The manufacturing sector continued to contract for the tenth consecutive month in December. The Australian Industry Group’s Australian Performance of Manufacturing Index (Australian PMI) reached 44.3 points and remained unchanged from November. (Readings below 50 indicate a contraction in activity with the distance from 50 indicative of the strength of the decrease).
New orders and exports also contracted for the tenth consecutive month, and the manufacturing sub-index dropped 2.3 points from November to 42.5 points. No sub-sectors recorded an expansion in activity.
Increasing wages, input costs and declining selling prices continue to put further pressures on manufacturers’ profit margins.
“The December Australian PMI continues to reflect the influences of weak global demand and a softening Australian economy which impacted the sector throughout 2012,” said Australian Industry Group Chief Executive, Innes Willox. “As well, a high Australian dollar and higher costs, particularly for energy due to the impacts of the carbon tax and, in some states, the costs associated with investment in network infrastructure, have all taken their toll on margins and activity.”
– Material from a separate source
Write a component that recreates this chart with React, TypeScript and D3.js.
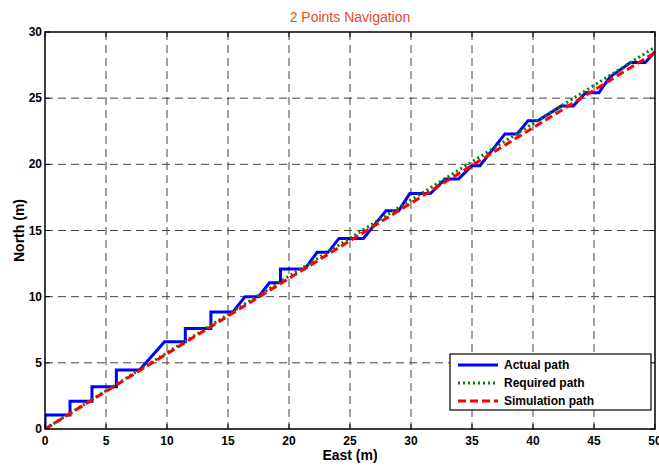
import * as d3 from "d3";
import React, { useRef, useEffect } from "react";

// actual path (staircase)
const actualEast = [0, 0, 2.05, 2.05, 3.85, 3.85, 5.85, 5.85, 7.75, 9.8, 11.5, 11.5, 13.6, 13.6, 15.4, 16.4, 17.5, 18.4, 19.3, 19.3, 21.3, 22.3, 23.2, 24.1, 26.1, 27.95, 29.0, 29.9, 31.6, 32.8, 33.9, 35.0, 35.65, 37.7, 38.7, 39.6, 40.4, 42.3, 43.3, 44.3, 45.4, 46.3, 48.0, 49.2, 50];
const actualNorth = [0, 1.05, 1.05, 2.1, 2.1, 3.2, 3.2, 4.45, 4.45, 6.6, 6.6, 7.6, 7.6, 8.85, 8.85, 10.0, 10.0, 11.05, 11.05, 12.1, 12.1, 13.35, 13.35, 14.4, 14.4, 16.5, 16.5, 17.8, 17.8, 18.9, 18.9, 19.9, 19.9, 22.3, 22.3, 23.3, 23.3, 24.4, 24.4, 25.4, 25.4, 26.6, 27.7, 27.7, 28.5];

const requiredEast = [0, 50];
const requiredNorth = [0, 28.85];

const simEast = [0, 50];
const simNorth = [0, 28.45];

const xTicks = [0, 5, 10, 15, 20, 25, 30, 35, 40, 45, 50];
const yTicks = [0, 5, 10, 15, 20, 25, 30];

const legendNames = ["Actual path", "Required path", "Simulation path"];

const App = () => {
  const ref = useRef(null);

  useEffect(() => {
    if (!ref.current) return;
    const svg = d3.select(ref.current);
    svg.selectAll("*").remove();

    const left = 45, right = 655, top = 32, bottom = 429;
    const font = "'Liberation Sans', Arial, Helvetica, sans-serif";

    const x = d3.scaleLinear().domain([0, 50]).range([left, right]);
    const y = d3.scaleLinear().domain([0, 30]).range([bottom, top]);

    svg.append("rect").attr("width", 659).attr("height", 466).attr("fill", "#fff");

    svg
      .append("defs")
      .append("clipPath")
      .attr("id", "plotclip")
      .append("rect")
      .attr("x", left)
      .attr("y", top)
      .attr("width", right - left)
      .attr("height", bottom - top);

    // grid
    const grid = svg.append("g");
    grid
      .selectAll(".gx")
      .data(xTicks.slice(1, -1))
      .enter()
      .append("line")
      .attr("x1", (d) => x(d))
      .attr("x2", (d) => x(d))
      .attr("y1", top)
      .attr("y2", bottom)
      .attr("stroke", "#444")
      .attr("stroke-width", 1)
      .attr("stroke-dasharray", "8,5");
    grid
      .selectAll(".gy")
      .data(yTicks.slice(1, -1))
      .enter()
      .append("line")
      .attr("y1", (d) => y(d))
      .attr("y2", (d) => y(d))
      .attr("x1", left)
      .attr("x2", right)
      .attr("stroke", "#444")
      .attr("stroke-width", 1)
      .attr("stroke-dasharray", "8,5");

    // ticks inside, all four sides
    const ticks = svg.append("g").attr("stroke", "#000").attr("stroke-width", 1);
    xTicks.forEach((t) => {
      ticks.append("line").attr("x1", x(t)).attr("x2", x(t)).attr("y1", bottom).attr("y2", bottom - 5);
      ticks.append("line").attr("x1", x(t)).attr("x2", x(t)).attr("y1", top).attr("y2", top + 5);
    });
    yTicks.forEach((t) => {
      ticks.append("line").attr("y1", y(t)).attr("y2", y(t)).attr("x1", left).attr("x2", left + 5);
      ticks.append("line").attr("y1", y(t)).attr("y2", y(t)).attr("x1", right).attr("x2", right - 5);
    });

    // tick labels
    svg
      .append("g")
      .selectAll("text")
      .data(xTicks)
      .enter()
      .append("text")
      .attr("x", (d) => x(d))
      .attr("y", bottom + 16)
      .attr("text-anchor", "middle")
      .style("font-family", font)
      .style("font-weight", "bold")
      .style("font-size", "12px")
      .text((d) => d);
    svg
      .append("g")
      .selectAll("text")
      .data(yTicks)
      .enter()
      .append("text")
      .attr("x", left - 3)
      .attr("y", (d) => y(d) + 4)
      .attr("text-anchor", "end")
      .style("font-family", font)
      .style("font-weight", "bold")
      .style("font-size", "12px")
      .text((d) => d);

    // series
    const line = d3
      .line<number>()
      .x((d) => x(d[0]))
      .y((d) => y(d[1]));

    const plot = svg.append("g").attr("clip-path", "url(#plotclip)");
    plot
      .append("path")
      .datum(actualEast.map((e, i) => [e, actualNorth[i]]))
      .attr("fill", "none")
      .attr("stroke", "#0000ff")
      .attr("stroke-width", 3)
      .attr("d", line);
    plot
      .append("path")
      .datum(requiredEast.map((e, i) => [e, requiredNorth[i]]))
      .attr("fill", "none")
      .attr("stroke", "#008000")
      .attr("stroke-width", 3)
      .attr("stroke-dasharray", "2,3")
      .attr("d", line);
    plot
      .append("path")
      .datum(simEast.map((e, i) => [e, simNorth[i]]))
      .attr("fill", "none")
      .attr("stroke", "#ff0000")
      .attr("stroke-width", 3)
      .attr("stroke-dasharray", "8,4")
      .attr("d", line);

    // frame
    svg
      .append("rect")
      .attr("x", left)
      .attr("y", top)
      .attr("width", right - left)
      .attr("height", bottom - top)
      .attr("fill", "none")
      .attr("stroke", "#000")
      .attr("stroke-width", 1.5);

    // legend
    const lg = svg.append("g");
    lg.append("rect")
      .attr("x", 450)
      .attr("y", 354)
      .attr("width", 201)
      .attr("height", 56)
      .attr("fill", "#fff")
      .attr("stroke", "#000")
      .attr("stroke-width", 1.2);
    const styles = [
      { color: "#0000ff", dash: null },
      { color: "#008000", dash: "2,3" },
      { color: "#ff0000", dash: "8,4" },
    ];
    legendNames.forEach((name, i) => {
      const ly = 365 + i * 18;
      lg.append("line")
        .attr("x1", 458)
        .attr("x2", 498)
        .attr("y1", ly)
        .attr("y2", ly)
        .attr("stroke", styles[i].color)
        .attr("stroke-width", 3)
        .attr("stroke-dasharray", styles[i].dash);
      lg.append("text")
        .attr("x", 504)
        .attr("y", ly + 4)
        .style("font-family", font)
        .style("font-weight", "bold")
        .style("font-size", "12px")
        .text(name);
    });

    // title and axis labels
    svg
      .append("text")
      .attr("x", 350)
      .attr("y", 22)
      .attr("text-anchor", "middle")
      .attr("fill", "#e5492e")
      .style("font-family", font)
      .style("font-size", "14px")
      .text("2 Points Navigation");
    svg
      .append("text")
      .attr("x", 350)
      .attr("y", 460)
      .attr("text-anchor", "middle")
      .style("font-family", font)
      .style("font-weight", "bold")
      .style("font-size", "14px")
      .text("East (m)");
    svg
      .append("text")
      .attr("transform", "translate(24," + (bottom + top) / 2 + ") rotate(-90)")
      .attr("text-anchor", "middle")
      .style("font-family", font)
      .style("font-weight", "bold")
      .style("font-size", "14px")
      .text("North (m)");
  }, []);

  return (
    <svg
      ref={ref}
      width={659}
      height={466}
      style={{ position: "absolute", left: 0, top: 0 }}
    />
  );
};

export default App;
“Survey respondents remained cautious about the outlook. They cited a range of inhibitors including soft demand, higher energy charges, stronger import competition and the strong Australian dollar,” the report said.
“Forward orders continue to track weakly suggesting demand has not yet turned the corner,” said Mr Willox. “The recent rate cuts by the Reserve Bank are yet to offset the range of factors adversely impacting the industry and further reductions are likely to be needed over the next few months.”